Dick Armey, ancien leader de la majorité républicaine à la Chambre des représentants, a fondé Freedomworks, opposé aussi bien à la réforme du système de santé qu’à la fiscalité sur l’énergie. Il donne à ses membres des conseils tels que «Sautez sur l’occasion pour crier et contester dès que possible les affirmations de votre représentant». Il bénéficie, entre autres, du soutien du milliardaire Steve Forbes.
Au nom des libertés
Club for Growth, dirigé par l’ex-congressiste d’Indiana Chris Chocola, a lancé une campagne de 1,2 million de dollars contre la réforme de la santé. L’association 60 Plus, incarnée par le chanteur Pat Boone, dépense 1,5 million de dollars dans le même but. Americans for Prosperity se targue de réunir 700 000 membres et milite pour baisser les impôts par des mobilisations directes.
Sans que les frontières idéologiques soient toujours claires, une famille voisine d’organisations défend l’esprit de la Constitution de 1776 «perverti» par les politiciens, et d’une manière générale les libertés individuelles, à commencer par celle de porter des armes à feu. L’élection de Barack Obama, plutôt opposé au libre port des armes, a donné un coup de fouet à ces mouvements. Parmi eux, March for Liberty cite Thomas Jefferson: quand le gouvernement devient «destructeur», il est «de notre droit et de notre devoir d’en créer un nouveau».
Oath Keepers recrute vétérans de l’armée et policiers, leur fait prêter serment en dix commandements, en tête desquels figure «Nous n’obéirons pas à quelque ordre que ce soit consistant à désarmer le peuple américain». Dans la partie extrême de l’éventail se trouvent les organisations qui soutiennent les thèses conspirationnistes, relayées notamment par l’animateur de radio Alex Jones, et celles qui rêvent d’un retour à l’union sacrée d’après les attentats du 11 septembre 2001, tel le Projet 9-12 de Glenn Beck, un autre animateur radio.
Cette nébuleuse libertarienne ne date pas d’hier, ni ses excès rhétoriques qui visent aussi bien la famille Bush qu’Obama. Toutefois, l’effet levier des radios, d’Internet et les relais politiques ont augmenté, relève le Southern Poverty Law Center (SPLC). La tactique – dont le Financial Times relève qu’elle s’inspire de celle utilisée par l’activiste de gauche Saul Alinsky dans les années 60 – a aussi évolué. Le recours aux interruptions et vociférations n’en est qu’un aspect.
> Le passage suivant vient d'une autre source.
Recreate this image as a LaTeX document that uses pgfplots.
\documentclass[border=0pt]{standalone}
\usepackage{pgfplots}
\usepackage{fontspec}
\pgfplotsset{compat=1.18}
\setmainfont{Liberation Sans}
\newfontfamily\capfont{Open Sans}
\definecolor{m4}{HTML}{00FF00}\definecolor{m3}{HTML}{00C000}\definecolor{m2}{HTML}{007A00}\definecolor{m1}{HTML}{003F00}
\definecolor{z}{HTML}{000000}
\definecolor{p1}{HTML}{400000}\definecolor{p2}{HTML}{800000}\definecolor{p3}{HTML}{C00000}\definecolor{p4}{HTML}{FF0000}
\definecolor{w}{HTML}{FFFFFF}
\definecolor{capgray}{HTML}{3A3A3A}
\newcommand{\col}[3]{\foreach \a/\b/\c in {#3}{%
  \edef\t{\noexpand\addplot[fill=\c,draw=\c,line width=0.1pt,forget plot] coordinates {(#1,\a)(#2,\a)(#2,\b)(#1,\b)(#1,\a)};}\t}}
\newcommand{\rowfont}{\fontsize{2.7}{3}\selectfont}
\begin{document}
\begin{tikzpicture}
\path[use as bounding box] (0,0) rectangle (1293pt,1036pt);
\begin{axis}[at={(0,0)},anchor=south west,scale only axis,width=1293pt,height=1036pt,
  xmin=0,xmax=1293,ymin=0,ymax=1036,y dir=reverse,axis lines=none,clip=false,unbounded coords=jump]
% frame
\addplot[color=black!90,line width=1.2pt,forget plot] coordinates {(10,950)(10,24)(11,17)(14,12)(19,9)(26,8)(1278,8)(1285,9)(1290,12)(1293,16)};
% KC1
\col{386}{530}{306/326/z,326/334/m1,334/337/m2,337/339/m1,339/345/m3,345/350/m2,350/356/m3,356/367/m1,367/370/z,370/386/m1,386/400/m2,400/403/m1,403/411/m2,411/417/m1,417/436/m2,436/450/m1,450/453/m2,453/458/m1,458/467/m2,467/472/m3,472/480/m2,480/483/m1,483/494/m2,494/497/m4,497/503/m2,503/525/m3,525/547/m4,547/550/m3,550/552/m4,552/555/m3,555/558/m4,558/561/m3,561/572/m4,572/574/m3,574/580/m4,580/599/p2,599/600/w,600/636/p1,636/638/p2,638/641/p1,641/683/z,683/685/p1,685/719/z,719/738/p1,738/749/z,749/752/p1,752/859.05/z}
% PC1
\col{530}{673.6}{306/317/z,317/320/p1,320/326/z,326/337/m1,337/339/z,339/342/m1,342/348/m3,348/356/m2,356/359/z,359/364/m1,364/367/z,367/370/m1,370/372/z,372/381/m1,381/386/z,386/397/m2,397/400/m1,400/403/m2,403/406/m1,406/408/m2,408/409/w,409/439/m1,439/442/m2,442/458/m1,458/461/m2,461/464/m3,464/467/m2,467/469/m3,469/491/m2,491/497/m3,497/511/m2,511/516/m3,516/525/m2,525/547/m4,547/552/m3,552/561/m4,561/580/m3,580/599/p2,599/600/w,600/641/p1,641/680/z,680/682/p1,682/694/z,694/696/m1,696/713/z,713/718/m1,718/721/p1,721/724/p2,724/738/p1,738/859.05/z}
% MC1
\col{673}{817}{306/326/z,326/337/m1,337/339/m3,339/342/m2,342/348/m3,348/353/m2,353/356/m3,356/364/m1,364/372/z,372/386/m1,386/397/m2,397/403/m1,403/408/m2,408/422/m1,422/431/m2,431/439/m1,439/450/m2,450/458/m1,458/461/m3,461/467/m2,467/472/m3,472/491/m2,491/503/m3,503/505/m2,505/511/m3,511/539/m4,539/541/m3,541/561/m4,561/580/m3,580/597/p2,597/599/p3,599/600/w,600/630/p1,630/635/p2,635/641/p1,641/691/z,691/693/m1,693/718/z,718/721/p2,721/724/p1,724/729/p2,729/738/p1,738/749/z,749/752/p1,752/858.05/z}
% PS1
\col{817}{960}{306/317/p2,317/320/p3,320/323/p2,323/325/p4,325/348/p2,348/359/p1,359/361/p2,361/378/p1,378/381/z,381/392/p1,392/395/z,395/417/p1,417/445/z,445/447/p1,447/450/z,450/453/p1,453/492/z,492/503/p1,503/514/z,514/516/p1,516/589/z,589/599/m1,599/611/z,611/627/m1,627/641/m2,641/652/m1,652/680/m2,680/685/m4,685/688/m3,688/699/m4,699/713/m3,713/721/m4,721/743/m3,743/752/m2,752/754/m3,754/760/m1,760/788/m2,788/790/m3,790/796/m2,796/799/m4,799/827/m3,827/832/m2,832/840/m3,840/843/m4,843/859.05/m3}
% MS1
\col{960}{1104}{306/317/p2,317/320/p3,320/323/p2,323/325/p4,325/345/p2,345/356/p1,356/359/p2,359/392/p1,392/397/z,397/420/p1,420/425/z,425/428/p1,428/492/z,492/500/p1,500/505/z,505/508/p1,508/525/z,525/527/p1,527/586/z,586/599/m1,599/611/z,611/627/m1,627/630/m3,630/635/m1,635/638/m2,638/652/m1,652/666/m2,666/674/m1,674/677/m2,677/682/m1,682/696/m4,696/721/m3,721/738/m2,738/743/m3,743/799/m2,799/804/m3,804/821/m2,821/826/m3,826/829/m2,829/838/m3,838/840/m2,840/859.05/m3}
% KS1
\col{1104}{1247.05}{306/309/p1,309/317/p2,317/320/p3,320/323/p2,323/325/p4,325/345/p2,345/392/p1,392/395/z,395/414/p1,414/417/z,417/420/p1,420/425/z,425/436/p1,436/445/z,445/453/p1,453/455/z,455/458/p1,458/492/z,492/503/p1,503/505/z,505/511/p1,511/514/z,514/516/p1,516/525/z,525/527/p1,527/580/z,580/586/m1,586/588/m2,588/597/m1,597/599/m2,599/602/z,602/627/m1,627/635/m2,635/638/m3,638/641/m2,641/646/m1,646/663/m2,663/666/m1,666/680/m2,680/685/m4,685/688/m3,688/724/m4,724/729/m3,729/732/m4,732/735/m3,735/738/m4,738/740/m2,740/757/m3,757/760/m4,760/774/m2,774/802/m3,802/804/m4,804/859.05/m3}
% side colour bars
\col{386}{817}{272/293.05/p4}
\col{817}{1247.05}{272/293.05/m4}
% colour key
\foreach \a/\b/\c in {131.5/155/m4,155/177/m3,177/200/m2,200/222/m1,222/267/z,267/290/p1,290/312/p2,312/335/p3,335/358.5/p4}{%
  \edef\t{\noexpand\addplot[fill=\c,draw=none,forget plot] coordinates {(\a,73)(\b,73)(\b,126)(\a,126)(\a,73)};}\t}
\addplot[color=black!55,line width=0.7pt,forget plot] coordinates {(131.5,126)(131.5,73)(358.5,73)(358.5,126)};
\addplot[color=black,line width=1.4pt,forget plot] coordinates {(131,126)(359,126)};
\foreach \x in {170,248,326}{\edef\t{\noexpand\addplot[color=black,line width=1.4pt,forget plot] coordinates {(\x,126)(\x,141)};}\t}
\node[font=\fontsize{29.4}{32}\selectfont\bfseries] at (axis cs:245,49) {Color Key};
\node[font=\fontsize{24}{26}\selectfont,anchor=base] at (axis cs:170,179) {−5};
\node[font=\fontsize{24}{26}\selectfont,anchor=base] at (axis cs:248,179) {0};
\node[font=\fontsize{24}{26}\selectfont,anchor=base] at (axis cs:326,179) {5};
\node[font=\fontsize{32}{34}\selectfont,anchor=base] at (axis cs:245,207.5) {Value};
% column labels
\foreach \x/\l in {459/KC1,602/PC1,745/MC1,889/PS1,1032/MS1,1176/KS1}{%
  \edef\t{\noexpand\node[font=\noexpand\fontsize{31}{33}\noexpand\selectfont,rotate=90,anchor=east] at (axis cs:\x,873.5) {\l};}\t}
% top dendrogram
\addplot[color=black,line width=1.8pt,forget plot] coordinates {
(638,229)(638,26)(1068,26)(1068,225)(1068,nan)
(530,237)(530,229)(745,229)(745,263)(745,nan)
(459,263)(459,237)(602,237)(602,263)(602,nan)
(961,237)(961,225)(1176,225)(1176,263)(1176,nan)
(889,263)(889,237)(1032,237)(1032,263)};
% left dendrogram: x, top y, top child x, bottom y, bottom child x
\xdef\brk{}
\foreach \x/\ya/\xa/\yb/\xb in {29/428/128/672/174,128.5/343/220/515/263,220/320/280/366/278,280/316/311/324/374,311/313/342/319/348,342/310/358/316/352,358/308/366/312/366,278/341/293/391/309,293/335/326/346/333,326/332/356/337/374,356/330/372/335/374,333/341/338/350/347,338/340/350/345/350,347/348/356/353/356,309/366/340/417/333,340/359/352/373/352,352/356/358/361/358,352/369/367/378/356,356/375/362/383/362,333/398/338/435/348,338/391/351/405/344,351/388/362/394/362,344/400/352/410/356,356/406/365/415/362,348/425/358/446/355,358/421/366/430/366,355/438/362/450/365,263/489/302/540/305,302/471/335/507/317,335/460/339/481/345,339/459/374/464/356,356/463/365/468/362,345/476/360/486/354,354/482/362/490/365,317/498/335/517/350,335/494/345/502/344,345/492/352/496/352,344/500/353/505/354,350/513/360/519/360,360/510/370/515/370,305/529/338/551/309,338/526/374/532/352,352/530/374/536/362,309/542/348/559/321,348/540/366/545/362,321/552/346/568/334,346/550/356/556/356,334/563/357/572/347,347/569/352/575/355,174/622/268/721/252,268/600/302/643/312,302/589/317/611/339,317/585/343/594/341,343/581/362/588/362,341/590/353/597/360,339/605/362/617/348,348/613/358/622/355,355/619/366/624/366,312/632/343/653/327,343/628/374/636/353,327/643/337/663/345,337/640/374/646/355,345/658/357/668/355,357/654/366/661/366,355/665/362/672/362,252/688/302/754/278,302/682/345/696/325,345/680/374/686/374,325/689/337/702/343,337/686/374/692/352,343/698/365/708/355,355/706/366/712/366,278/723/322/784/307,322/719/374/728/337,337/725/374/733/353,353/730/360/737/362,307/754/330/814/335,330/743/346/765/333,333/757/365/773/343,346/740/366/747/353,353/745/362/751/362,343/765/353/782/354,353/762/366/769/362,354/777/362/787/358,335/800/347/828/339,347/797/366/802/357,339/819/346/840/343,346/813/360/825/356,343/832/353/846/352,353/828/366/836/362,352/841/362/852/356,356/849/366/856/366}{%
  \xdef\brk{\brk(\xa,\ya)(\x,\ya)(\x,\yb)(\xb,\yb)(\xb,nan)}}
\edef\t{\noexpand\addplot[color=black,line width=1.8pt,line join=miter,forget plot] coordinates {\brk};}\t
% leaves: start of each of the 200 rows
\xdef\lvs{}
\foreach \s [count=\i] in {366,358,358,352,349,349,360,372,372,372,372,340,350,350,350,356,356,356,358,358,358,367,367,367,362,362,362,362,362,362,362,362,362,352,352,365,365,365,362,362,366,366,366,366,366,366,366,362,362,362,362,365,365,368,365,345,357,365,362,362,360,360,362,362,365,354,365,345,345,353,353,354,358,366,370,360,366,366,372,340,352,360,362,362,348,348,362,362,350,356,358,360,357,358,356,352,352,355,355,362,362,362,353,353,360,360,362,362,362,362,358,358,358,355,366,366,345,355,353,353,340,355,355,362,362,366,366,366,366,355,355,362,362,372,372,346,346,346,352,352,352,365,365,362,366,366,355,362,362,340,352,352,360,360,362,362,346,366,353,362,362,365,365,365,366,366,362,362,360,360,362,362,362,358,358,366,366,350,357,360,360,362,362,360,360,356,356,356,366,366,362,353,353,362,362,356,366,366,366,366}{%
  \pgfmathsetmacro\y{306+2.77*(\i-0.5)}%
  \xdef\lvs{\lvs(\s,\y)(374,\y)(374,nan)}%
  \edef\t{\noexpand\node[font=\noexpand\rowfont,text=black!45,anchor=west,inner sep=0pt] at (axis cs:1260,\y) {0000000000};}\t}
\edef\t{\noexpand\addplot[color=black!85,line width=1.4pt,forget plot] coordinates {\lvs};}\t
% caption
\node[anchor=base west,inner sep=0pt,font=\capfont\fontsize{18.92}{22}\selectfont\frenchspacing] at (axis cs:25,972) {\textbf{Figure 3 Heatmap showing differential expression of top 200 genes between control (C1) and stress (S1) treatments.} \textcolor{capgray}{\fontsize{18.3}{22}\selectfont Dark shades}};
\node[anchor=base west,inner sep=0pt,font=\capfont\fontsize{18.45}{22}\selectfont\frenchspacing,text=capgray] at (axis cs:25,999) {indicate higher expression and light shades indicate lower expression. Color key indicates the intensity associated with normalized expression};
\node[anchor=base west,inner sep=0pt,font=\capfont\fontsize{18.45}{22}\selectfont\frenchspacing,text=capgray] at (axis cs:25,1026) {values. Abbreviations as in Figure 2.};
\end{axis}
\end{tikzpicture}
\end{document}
Il y a aussi le «paper terrorism», sorte de harcèlement de l’administration dont plus de 1200 cas ont été relevés en 2008.Clu
«Frustrés, pas nazis!»
L’intimidation est un autre moyen. Tandis que Barack Obama parlait à des vétérans à Phoenix, Arizona, il y a quelques jours, un groupe d’hommes arborant ostensiblement leur fusil s’est glissé dans un groupe de manifestants et n’a été désarmé, car le port d’armes est libre dans l’Etat. Peu avant à Portsmouth, New Hampshire, un protestataire brandissant la pancarte «Il est temps d’arroser nos libertés» se promenait avec un pistolet attaché à sa jambe. Déficits, système de santé, écologie, armes à feu: l’amalgame est de plus en plus pratiqué sur les sites et dans les manifestations.
«Ces gens avancent, de plus en plus fiers, bruyants, depuis que leurs appels à la désobéissance civile reçoivent l’appui de personnes influentes dans le pays», dénonce Sara Robinson, de Campaign for America’s Future dans un essai intitulé «Les Etats-Unis au bord du fascisme?». Ce genre d’hypothèse fait bondir les activistes: «Nous sommes frustrés, cela ne fait pas de nous des nazis ni des marionnettes des républicains», lance une participante à une des «tea parties» anti-taxes.
En tout cas, le ton monte et met la pédagogie de Barack Obama à rude épreuve pour vendre ses réformes à l’opinion publique.